_GIVEN REQUEST_
Pictures excluded, return the lines below from the first through the line holding "36, rowH: 30.6".

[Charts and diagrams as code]

***

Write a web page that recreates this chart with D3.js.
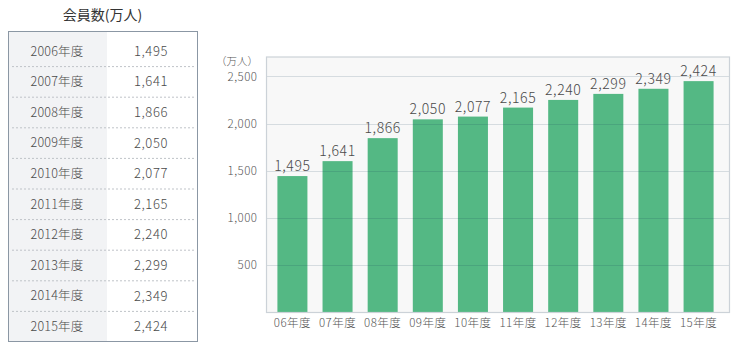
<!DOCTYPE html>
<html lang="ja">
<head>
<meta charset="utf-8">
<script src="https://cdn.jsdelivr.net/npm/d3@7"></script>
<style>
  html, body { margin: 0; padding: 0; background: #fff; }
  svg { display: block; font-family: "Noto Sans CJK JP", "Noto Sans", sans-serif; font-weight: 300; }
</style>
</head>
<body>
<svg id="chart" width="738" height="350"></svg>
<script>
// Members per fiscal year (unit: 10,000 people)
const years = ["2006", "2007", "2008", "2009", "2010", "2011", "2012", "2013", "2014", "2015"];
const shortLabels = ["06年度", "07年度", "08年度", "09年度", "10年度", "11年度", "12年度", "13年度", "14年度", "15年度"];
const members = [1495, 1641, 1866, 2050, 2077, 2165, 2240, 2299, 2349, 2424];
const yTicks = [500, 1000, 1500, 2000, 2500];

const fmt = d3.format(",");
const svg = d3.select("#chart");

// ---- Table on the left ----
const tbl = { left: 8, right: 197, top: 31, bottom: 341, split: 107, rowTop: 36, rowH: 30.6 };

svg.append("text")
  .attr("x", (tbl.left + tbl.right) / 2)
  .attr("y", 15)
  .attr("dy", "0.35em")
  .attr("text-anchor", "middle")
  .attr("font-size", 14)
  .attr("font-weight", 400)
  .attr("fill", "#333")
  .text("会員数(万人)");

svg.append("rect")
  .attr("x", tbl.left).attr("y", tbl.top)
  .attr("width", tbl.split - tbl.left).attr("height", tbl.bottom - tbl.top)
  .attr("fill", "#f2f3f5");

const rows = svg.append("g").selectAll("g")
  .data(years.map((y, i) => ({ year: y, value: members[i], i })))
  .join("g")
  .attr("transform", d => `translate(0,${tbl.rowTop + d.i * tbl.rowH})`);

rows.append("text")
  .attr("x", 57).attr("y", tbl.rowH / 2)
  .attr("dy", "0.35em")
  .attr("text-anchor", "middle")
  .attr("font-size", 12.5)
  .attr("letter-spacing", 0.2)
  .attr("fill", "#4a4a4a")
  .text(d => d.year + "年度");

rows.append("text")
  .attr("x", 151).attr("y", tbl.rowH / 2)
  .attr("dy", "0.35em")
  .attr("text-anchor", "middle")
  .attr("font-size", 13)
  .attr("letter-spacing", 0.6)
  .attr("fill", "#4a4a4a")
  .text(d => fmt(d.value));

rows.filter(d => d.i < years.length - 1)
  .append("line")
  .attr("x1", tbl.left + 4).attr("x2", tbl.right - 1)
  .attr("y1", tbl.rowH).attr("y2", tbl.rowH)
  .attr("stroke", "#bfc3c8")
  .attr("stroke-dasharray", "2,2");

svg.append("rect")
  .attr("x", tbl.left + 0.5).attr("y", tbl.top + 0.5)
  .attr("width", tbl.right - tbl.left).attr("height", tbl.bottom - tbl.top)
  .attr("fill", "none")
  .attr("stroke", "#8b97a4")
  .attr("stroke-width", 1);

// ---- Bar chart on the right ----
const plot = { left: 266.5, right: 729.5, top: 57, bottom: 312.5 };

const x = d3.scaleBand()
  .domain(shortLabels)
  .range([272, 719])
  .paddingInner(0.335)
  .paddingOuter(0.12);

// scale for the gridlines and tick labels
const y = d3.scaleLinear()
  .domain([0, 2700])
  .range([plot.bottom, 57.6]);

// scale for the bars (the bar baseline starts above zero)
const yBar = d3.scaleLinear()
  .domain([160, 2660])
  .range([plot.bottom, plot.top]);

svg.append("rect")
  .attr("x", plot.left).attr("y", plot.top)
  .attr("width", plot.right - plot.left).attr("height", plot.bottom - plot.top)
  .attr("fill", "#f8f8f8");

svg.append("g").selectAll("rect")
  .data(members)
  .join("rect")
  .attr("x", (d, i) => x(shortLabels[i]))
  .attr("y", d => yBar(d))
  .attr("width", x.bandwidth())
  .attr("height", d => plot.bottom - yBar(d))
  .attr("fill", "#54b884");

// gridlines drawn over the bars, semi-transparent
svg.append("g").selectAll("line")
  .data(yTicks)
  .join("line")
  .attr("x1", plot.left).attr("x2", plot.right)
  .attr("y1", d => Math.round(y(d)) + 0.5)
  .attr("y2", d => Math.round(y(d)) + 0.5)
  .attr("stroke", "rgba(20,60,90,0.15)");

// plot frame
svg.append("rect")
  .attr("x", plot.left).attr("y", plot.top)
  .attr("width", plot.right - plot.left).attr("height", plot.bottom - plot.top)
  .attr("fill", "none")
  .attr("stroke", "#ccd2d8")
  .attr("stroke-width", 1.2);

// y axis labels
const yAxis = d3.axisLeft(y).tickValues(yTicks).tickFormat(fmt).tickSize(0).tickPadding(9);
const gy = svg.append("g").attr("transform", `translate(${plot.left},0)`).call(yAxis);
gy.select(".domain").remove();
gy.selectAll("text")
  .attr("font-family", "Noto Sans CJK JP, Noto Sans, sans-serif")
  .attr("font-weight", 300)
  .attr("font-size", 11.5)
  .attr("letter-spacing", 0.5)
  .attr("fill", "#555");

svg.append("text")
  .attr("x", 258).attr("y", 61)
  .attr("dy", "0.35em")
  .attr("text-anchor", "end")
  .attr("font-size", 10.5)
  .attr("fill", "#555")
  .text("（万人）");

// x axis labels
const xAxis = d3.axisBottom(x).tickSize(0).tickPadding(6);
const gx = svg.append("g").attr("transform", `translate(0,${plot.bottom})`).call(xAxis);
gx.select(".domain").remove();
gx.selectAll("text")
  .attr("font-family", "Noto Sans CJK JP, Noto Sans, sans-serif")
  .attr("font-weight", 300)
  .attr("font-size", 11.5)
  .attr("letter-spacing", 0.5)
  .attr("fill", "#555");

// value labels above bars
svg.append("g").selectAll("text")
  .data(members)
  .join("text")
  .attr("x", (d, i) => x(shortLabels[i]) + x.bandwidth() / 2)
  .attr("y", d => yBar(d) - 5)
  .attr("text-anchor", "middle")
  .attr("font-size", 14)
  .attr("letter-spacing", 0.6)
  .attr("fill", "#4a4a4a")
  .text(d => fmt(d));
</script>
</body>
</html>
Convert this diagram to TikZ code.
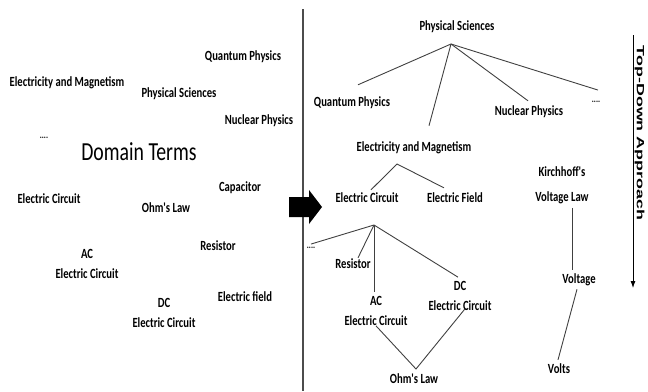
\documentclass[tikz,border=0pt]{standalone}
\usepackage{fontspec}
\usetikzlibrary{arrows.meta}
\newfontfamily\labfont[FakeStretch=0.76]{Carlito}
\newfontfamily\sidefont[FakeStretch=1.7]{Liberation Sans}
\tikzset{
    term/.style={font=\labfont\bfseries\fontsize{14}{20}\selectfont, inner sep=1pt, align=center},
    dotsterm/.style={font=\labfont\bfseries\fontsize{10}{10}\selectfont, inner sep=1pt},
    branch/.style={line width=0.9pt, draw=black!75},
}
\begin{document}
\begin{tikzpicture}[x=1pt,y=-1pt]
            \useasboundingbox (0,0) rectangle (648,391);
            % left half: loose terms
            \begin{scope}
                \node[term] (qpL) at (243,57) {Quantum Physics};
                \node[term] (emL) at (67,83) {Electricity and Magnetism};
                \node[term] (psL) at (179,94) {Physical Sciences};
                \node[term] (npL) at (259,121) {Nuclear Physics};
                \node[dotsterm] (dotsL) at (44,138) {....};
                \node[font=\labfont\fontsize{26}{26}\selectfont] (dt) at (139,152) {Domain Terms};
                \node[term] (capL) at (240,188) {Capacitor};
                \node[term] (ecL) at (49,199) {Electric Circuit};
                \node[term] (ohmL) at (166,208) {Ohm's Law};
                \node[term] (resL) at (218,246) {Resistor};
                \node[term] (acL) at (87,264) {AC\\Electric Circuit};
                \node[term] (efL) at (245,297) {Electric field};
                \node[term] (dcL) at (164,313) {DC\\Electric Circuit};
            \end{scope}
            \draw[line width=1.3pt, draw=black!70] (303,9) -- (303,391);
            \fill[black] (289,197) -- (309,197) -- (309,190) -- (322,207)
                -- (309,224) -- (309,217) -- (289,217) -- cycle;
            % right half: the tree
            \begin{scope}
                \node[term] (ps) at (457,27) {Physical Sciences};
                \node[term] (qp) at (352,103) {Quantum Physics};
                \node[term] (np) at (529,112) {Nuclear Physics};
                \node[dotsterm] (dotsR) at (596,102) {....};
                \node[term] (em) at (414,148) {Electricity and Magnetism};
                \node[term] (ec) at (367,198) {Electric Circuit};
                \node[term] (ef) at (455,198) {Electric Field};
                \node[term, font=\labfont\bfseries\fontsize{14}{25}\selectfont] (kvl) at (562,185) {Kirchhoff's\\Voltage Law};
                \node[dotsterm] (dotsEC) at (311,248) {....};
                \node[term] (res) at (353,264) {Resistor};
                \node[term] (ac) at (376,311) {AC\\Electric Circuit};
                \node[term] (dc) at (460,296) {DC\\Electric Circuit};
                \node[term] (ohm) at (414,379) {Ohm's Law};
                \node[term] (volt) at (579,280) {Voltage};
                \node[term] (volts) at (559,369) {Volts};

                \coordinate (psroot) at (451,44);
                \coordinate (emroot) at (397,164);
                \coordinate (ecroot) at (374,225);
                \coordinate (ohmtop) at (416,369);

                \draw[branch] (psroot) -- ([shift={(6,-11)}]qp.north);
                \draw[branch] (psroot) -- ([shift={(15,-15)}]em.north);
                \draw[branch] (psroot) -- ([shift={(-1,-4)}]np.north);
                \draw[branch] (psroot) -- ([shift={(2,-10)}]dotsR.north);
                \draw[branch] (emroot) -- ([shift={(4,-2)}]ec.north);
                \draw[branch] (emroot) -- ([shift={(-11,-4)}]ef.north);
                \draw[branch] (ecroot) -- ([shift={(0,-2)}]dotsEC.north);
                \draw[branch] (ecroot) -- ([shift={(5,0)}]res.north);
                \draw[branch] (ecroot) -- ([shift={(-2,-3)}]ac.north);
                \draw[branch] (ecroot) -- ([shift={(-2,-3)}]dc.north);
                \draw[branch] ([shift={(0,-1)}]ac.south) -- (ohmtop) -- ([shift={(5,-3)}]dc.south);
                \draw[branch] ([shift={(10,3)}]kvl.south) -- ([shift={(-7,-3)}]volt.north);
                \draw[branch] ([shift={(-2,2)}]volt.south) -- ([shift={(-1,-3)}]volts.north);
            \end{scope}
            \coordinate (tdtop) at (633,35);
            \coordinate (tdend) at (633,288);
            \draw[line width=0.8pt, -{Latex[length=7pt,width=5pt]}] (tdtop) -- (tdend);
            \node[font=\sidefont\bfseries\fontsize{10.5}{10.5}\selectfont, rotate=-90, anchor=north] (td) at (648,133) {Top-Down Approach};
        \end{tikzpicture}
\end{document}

***

_SOLUTION TO THE PROBLEM_
Write a web page that recreates this chart with D3.js.
<!DOCTYPE html>
<html lang="ja">
<head>
<meta charset="utf-8">
<script src="https://cdn.jsdelivr.net/npm/d3@7"></script>
<style>
  html, body { margin: 0; padding: 0; background: #fff; }
  svg { display: block; font-family: "Noto Sans CJK JP", "Noto Sans", sans-serif; font-weight: 300; }
</style>
</head>
<body>
<svg id="chart" width="738" height="350"></svg>
<script>
// Members per fiscal year (unit: 10,000 people)
const years = ["2006", "2007", "2008", "2009", "2010", "2011", "2012", "2013", "2014", "2015"];
const shortLabels = ["06年度", "07年度", "08年度", "09年度", "10年度", "11年度", "12年度", "13年度", "14年度", "15年度"];
const members = [1495, 1641, 1866, 2050, 2077, 2165, 2240, 2299, 2349, 2424];
const yTicks = [500, 1000, 1500, 2000, 2500];

const fmt = d3.format(",");
const svg = d3.select("#chart");

// ---- Table on the left ----
const tbl = { left: 8, right: 197, top: 31, bottom: 341, split: 107, rowTop: 36, rowH: 30.6 };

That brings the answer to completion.